((

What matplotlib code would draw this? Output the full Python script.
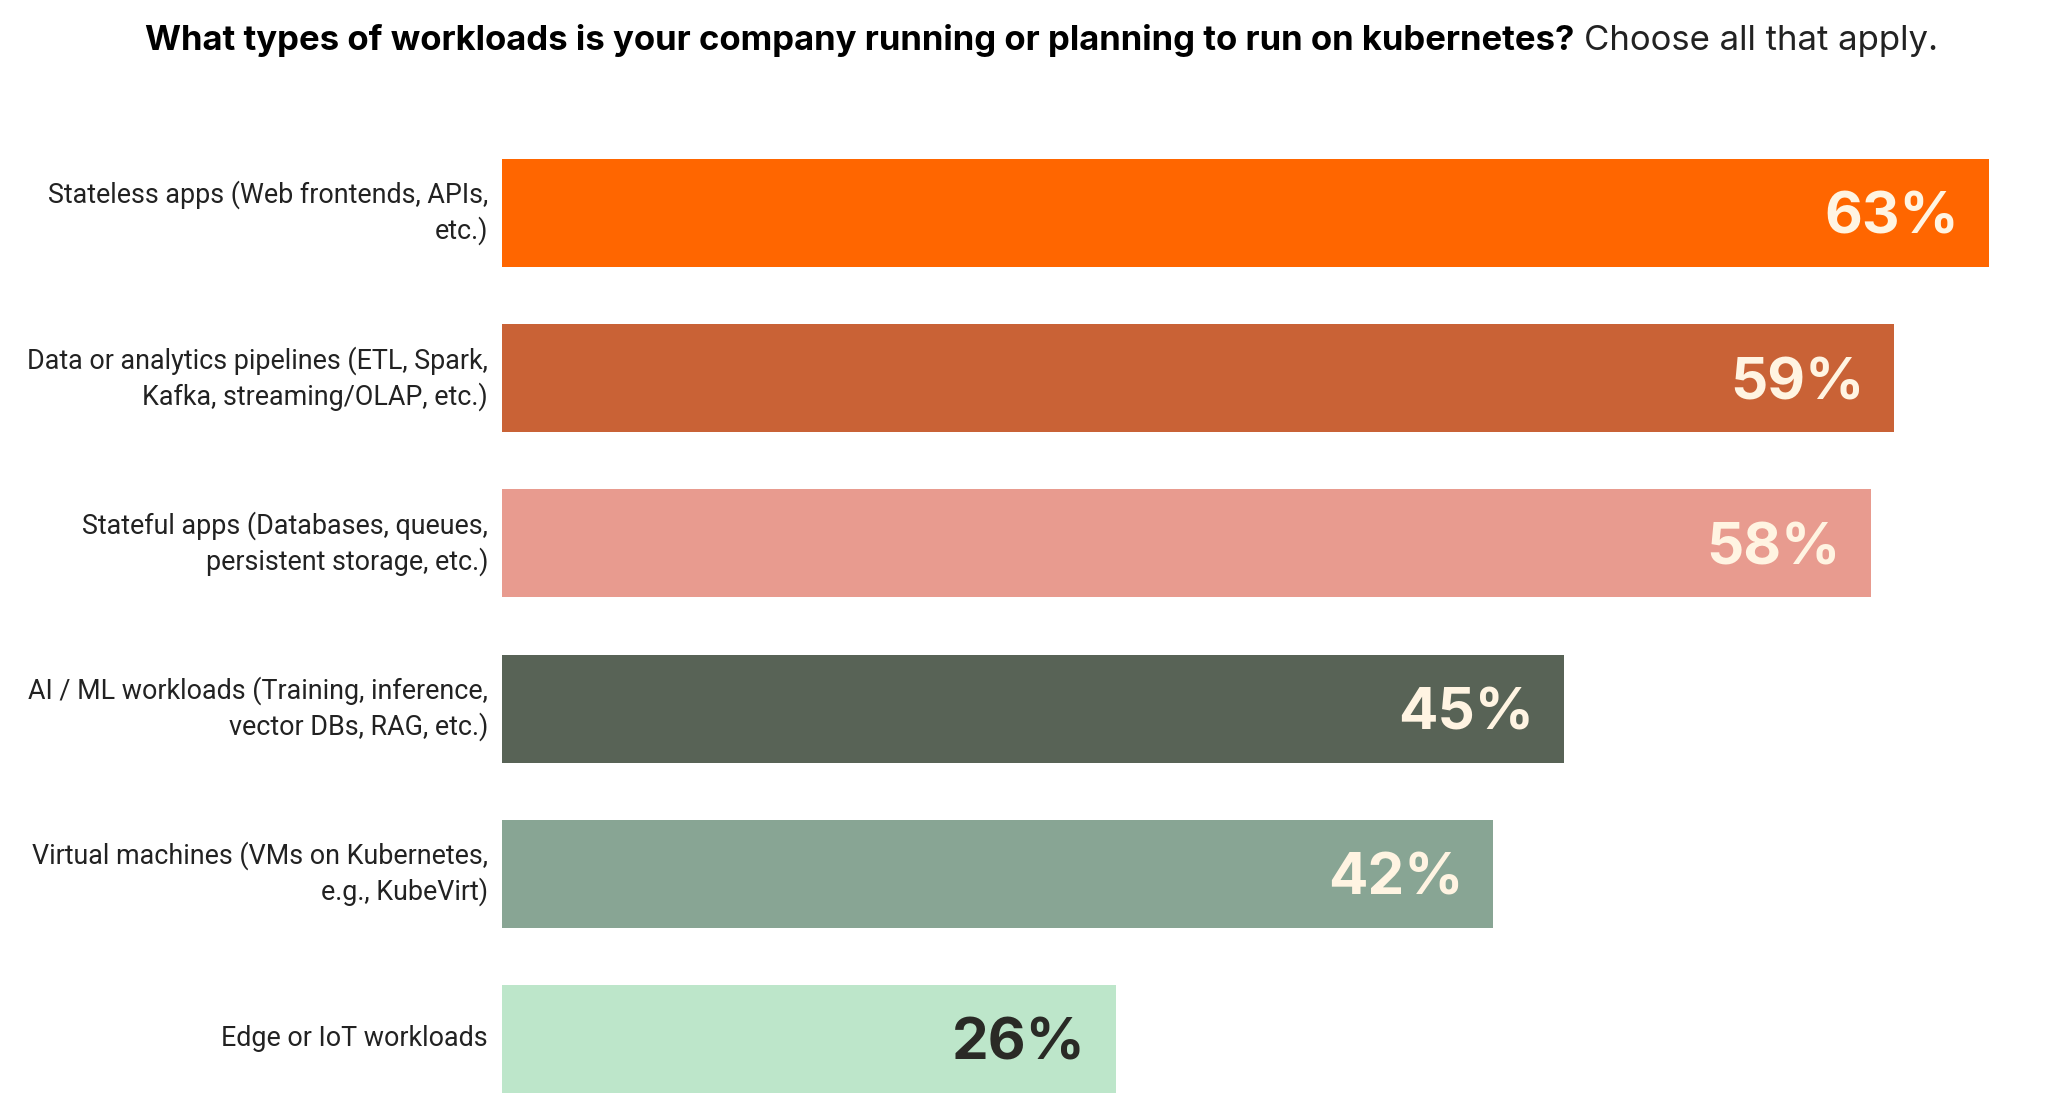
import matplotlib
matplotlib.use("Agg")
import matplotlib.pyplot as plt

# data, top to bottom
categories = [
    "Stateless apps (Web frontends, APIs,\netc.)",
    "Data or analytics pipelines (ETL, Spark,\nKafka, streaming/OLAP, etc.)",
    "Stateful apps (Databases, queues,\npersistent storage, etc.)",
    "AI / ML workloads (Training, inference,\nvector DBs, RAG, etc.)",
    "Virtual machines (VMs on Kubernetes,\ne.g., KubeVirt)",
    "Edge or IoT workloads",
]
shares = [63, 59, 58, 45, 42, 26]
bar_colors = ["#FF6600", "#C96236", "#E89B8F", "#586356", "#88A594", "#BDE6CA"]
text_colors = ["#FFF4E2", "#FFF4E2", "#FFF4E2", "#FFF4E2", "#FFF4E2", "#2A2A26"]

title_bold = "What types of workloads is your company running or planning to run on kubernetes?"
title_rest = "Choose all that apply."

W, H = 2048, 1119
fig = plt.figure(figsize=(W / 100, H / 100), dpi=100, facecolor="white")

# axes placed so 1% = ~23.6 px and the bar pitch is ~165 px
ax = fig.add_axes([502 / W, 0, 65 * 23.6 / W, (H - 130.4) / H])
ypos = list(range(len(categories)))
bars = ax.barh(ypos, shares, height=0.654, color=bar_colors, linewidth=0)
ax.set_xlim(0, 65)
ax.set_ylim(-0.5 + (H - 130.4) / 165.2, -0.5)

ax.set_yticks(ypos)
ax.set_yticklabels(categories, fontsize=19.4, family="Roboto", color="#222222",
                   linespacing=1.33, ha="right", va="center")
ax.tick_params(axis="y", length=0, pad=10)
ax.tick_params(axis="x", bottom=False, labelbottom=False)
for s in ax.spines.values():
    s.set_visible(False)

# value labels inside the bar end
for b, v, tc in zip(bars, shares, text_colors):
    ax.annotate(f"{v}%", xy=(b.get_width(), b.get_y() + b.get_height() / 2),
                xytext=(-30, 0), textcoords="offset pixels",
                ha="right", va="center_baseline", fontsize=42, fontweight="bold",
                family="Inter", color=tc)

# title: bold question then regular instruction
fig.text(1574 / W, 1 - 50 / H, title_bold, ha="right", va="baseline",
         fontsize=25, fontweight="bold", family="Inter", color="black")
fig.text(1584 / W, 1 - 50 / H, title_rest, ha="left", va="baseline",
         fontsize=25, family="Inter", color="#222222")

fig.savefig("out.png", dpi=100, facecolor="white")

))

TASK REQUIREMENTS: Leave out the pictures and output the rest of the material exactly as written.

SOLUTION FOR THIS EXERCISE:
What matplotlib code would draw this? Output the full Python script.
import matplotlib
matplotlib.use("Agg")
import matplotlib.pyplot as plt

# data, top to bottom
categories = [
    "Stateless apps (Web frontends, APIs,\netc.)",
    "Data or analytics pipelines (ETL, Spark,\nKafka, streaming/OLAP, etc.)",
    "Stateful apps (Databases, queues,\npersistent storage, etc.)",
    "AI / ML workloads (Training, inference,\nvector DBs, RAG, etc.)",
    "Virtual machines (VMs on Kubernetes,\ne.g., KubeVirt)",
    "Edge or IoT workloads",
]
shares = [63, 59, 58, 45, 42, 26]
bar_colors = ["#FF6600", "#C96236", "#E89B8F", "#586356", "#88A594", "#BDE6CA"]
text_colors = ["#FFF4E2", "#FFF4E2", "#FFF4E2", "#FFF4E2", "#FFF4E2", "#2A2A26"]

title_bold = "What types of workloads is your company running or planning to run on kubernetes?"
title_rest = "Choose all that apply."

W, H = 2048, 1119
fig = plt.figure(figsize=(W / 100, H / 100), dpi=100, facecolor="white")

# axes placed so 1% = ~23.6 px and the bar pitch is ~165 px
ax = fig.add_axes([502 / W, 0, 65 * 23.6 / W, (H - 130.4) / H])
ypos = list(range(len(categories)))
bars = ax.barh(ypos, shares, height=0.654, color=bar_colors, linewidth=0)
ax.set_xlim(0, 65)
ax.set_ylim(-0.5 + (H - 130.4) / 165.2, -0.5)

ax.set_yticks(ypos)
ax.set_yticklabels(categories, fontsize=19.4, family="Roboto", color="#222222",
                   linespacing=1.33, ha="right", va="center")
ax.tick_params(axis="y", length=0, pad=10)
ax.tick_params(axis="x", bottom=False, labelbottom=False)
for s in ax.spines.values():
    s.set_visible(False)

# value labels inside the bar end
for b, v, tc in zip(bars, shares, text_colors):
    ax.annotate(f"{v}%", xy=(b.get_width(), b.get_y() + b.get_height() / 2),
                xytext=(-30, 0), textcoords="offset pixels",
                ha="right", va="center_baseline", fontsize=42, fontweight="bold",
                family="Inter", color=tc)

# title: bold question then regular instruction
fig.text(1574 / W, 1 - 50 / H, title_bold, ha="right", va="baseline",
         fontsize=25, fontweight="bold", family="Inter", color="black")
fig.text(1584 / W, 1 - 50 / H, title_rest, ha="left", va="baseline",
         fontsize=25, family="Inter", color="#222222")

fig.savefig("out.png", dpi=100, facecolor="white")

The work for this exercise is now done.